Finalement, c’est à l’expert de dire, au vu des différentes présomptions ou des entretiens qu’il a eu avec la victime, si l’information a été communiquée ou non. Le médecin est censé avoir informé son patient des risques connus. En sa qualité de professionnel, il est tenu de connaître les risques qui font partie des données acquises de la science médicale au jour où l’opération a été réalisée. Il est donc obligé de tenir à jour ses connaissances.

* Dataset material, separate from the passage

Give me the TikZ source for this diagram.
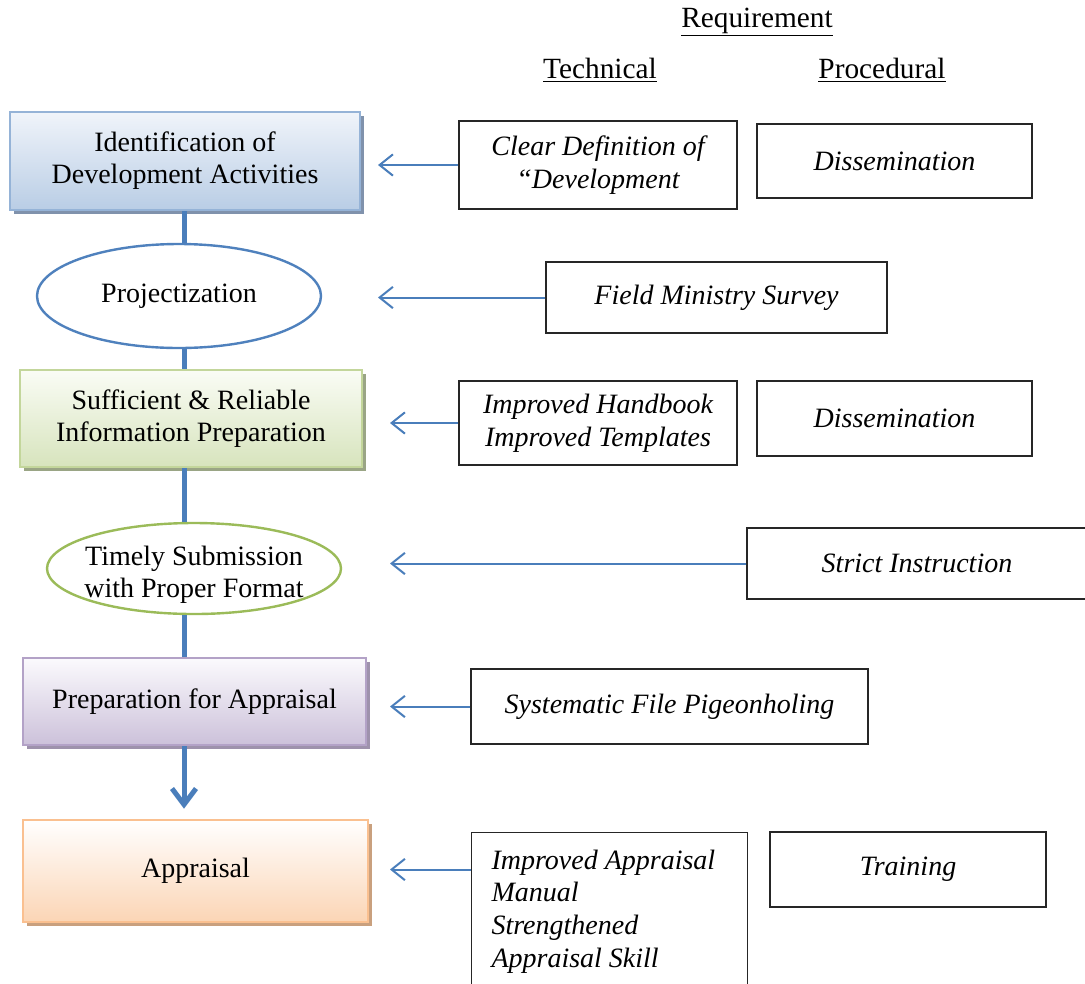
\documentclass[tikz,border=0pt]{standalone}
\usepackage{fontspec}
\setmainfont{Liberation Serif}
\usetikzlibrary{shapes.geometric,arrows.meta,shadows}

\definecolor{flowblue}{RGB}{74,126,187}
\definecolor{actline}{RGB}{149,179,215}
\definecolor{acttop}{RGB}{240,244,250}
\definecolor{actbot}{RGB}{185,205,229}
\definecolor{actshade}{RGB}{128,146,172}
\definecolor{infoline}{RGB}{195,214,155}
\definecolor{infotop}{RGB}{250,252,245}
\definecolor{infobot}{RGB}{215,228,189}
\definecolor{infoshade}{RGB}{154,165,133}
\definecolor{prepline}{RGB}{179,162,199}
\definecolor{preptop}{RGB}{251,250,253}
\definecolor{prepbot}{RGB}{204,193,218}
\definecolor{prepshade}{RGB}{158,146,172}
\definecolor{apprline}{RGB}{250,192,144}
\definecolor{apprtop}{RGB}{255,255,255}
\definecolor{apprbot}{RGB}{251,213,181}
\definecolor{apprshade}{RGB}{201,160,126}
\definecolor{projline}{RGB}{79,129,189}
\definecolor{subline}{RGB}{155,187,89}

\begin{document}
\begin{tikzpicture}[x=0.75pt,y=0.75pt,yscale=-1,xscale=1,
  every node/.style={font=\fontsize{21}{24}\selectfont},
  headtext/.style={font=\fontsize{22}{26}\selectfont},
  phasebox/.style n args={4}{rectangle, draw=#1, line width=2pt, top color=#2, bottom color=#3,
    drop shadow={shadow xshift=3pt, shadow yshift=-3pt, fill=#4, opacity=1}, align=center, inner sep=0pt},
  phaseoval/.style={ellipse, draw=#1, line width=1.8pt, fill=white, align=center, inner sep=0pt},
  reqbox/.style={rectangle, draw=black!85, line width=0.8pt, align=center, inner sep=0pt,
    font=\fontsize{21}{24.5}\selectfont\itshape},
  spineline/.style={draw=flowblue, line width=3.75pt},
  reqarrow/.style={draw=flowblue, line width=1.5pt, -{Straight Barb[length=10pt,width=16pt,line width=1.5pt]}}]
                    \useasboundingbox (0,0) rectangle (1085,983);
                    \clip (0,0) rectangle (1085,983);
                    %set spine and arrow tips
                    \coordinate (spine) at (184,0);
                    \coordinate (nearx) at (378,0);
                    \coordinate (farx) at (390,0);

                    % Text Node
                    \node[headtext] (req) at (757,22) {\underline{Requirement}};
                    % Text Node
                    \node[headtext] (tech) at (600,70) {\underline{Technical}};
                    % Text Node
                    \node[headtext] (proc) at (882,70) {\underline{Procedural}};

                    %Shapes [left column]
                    \node[phasebox={actline}{acttop}{actbot}{actshade}, minimum width=262.5pt, minimum height=73.5pt] (act) at (185,161) {Identification of\\Development Activities};
                    \node[phaseoval=projline, minimum width=213pt, minimum height=78pt] (proj) at (179,296) {Projectization};
                    \node[phasebox={infoline}{infotop}{infobot}{infoshade}, minimum width=256.5pt, minimum height=72.75pt] (info) at (191,418.5) {Sufficient \& Reliable\\Information Preparation};
                    \node[phaseoval=subline, inner xsep=-5pt, minimum width=220.5pt, minimum height=68.25pt] (sub) at (194,568.5) {\raisebox{-10pt}[0pt][0pt]{\begin{tabular}{@{}c@{}}Timely Submission\\with Proper Format\end{tabular}}};
                    \node[phasebox={prepline}{preptop}{prepbot}{prepshade}, minimum width=257.25pt, minimum height=65.25pt] (prep) at (194.5,701.5) {Preparation for Appraisal};
                    \node[phasebox={apprline}{apprtop}{apprbot}{apprshade}, minimum width=258.75pt, minimum height=76.5pt] (appr) at (195.5,871) {Appraisal};

                    %Straight Lines [spine]
                    \draw[spineline] (act.south -| spine) -- (proj.north -| spine);
                    \draw[spineline] (proj.south -| spine) -- (info.north -| spine);
                    \draw[spineline] (info.south -| spine) -- (sub.north -| spine);
                    \draw[spineline] (sub.south -| spine) -- (prep.north -| spine);
                    \draw[spineline, -{Straight Barb[length=12pt,width=18pt,line width=3.75pt]}, shorten >=7.5pt] (prep.south -| spine) -- (appr.north -| spine);

                    %Shapes [requirements]
                    \node[reqbox, minimum width=208.5pt, minimum height=66pt] (clear) at (598,165) {Clear Definition of\\“Development};
                    \node[reqbox, minimum width=206.25pt, minimum height=55.5pt] (dissA) at (894.5,161) {Dissemination};
                    \node[reqbox, minimum width=255.75pt, minimum height=53.25pt] (field) at (716.5,297.5) {Field Ministry Survey};
                    \node[reqbox, minimum width=208.5pt, minimum height=63pt] (hand) at (598,423) {Improved Handbook\\Improved Templates};
                    \node[reqbox, minimum width=206.25pt, minimum height=56.25pt] (dissB) at (894.5,418.5) {Dissemination};
                    \node[reqbox, minimum width=255pt, minimum height=53.25pt] (strict) at (917,563.5) {Strict Instruction};
                    \node[reqbox, minimum width=297.75pt, minimum height=56.25pt] (pigeon) at (669.5,706.5) {Systematic File Pigeonholing};
                    \node[reqbox, anchor=north west, align=left, inner xsep=15pt, inner ysep=0pt] (manual) at (471,832) {\begin{minipage}[c][140pt][t]{177pt}\vspace*{13pt}Improved Appraisal\\Manual\\Strengthened\\Appraisal Skill\end{minipage}};
                    \node[reqbox, minimum width=207pt, minimum height=56.25pt] (train) at (908,869.5) {Training};

                    %Straight Lines [requirement arrows]
                    \draw[reqarrow] (clear.west) -- (clear.west -| nearx);
                    \draw[reqarrow] (field.west) -- (field.west -| nearx);
                    \draw[reqarrow] (hand.west) -- (hand.west -| farx);
                    \draw[reqarrow] (strict.west) -- (strict.west -| farx);
                    \draw[reqarrow] (pigeon.west) -- (pigeon.west -| farx);
                    \draw[reqarrow] (manual.west |- train.west) -- (train.west -| farx);

\end{tikzpicture}
\end{document}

Si l’expert ne parvient pas à déterminer si le médecin a convenablement transmis l’information à son patient, la question se reporte sur le lien de causalité : le juge se demande si le patient dûment informé des risques aurait accepté ou refusé que soit réalisée l’opération. A ce titre, c’est l’appréciation in abstracto qui prédomine. Le magistrat s’interroge alors sur le caractère indispensable de l’acte médical. Il est connu que même s’il y a 5 % de risque qu’advienne un préjudice du fait de l’opération, le patient va le prendre de toute façon.

Le manquement à l’obligation d’information est ainsi souvent invoqué avec d’autres fondements de responsabilité civile, mais rarement retenu par les juges.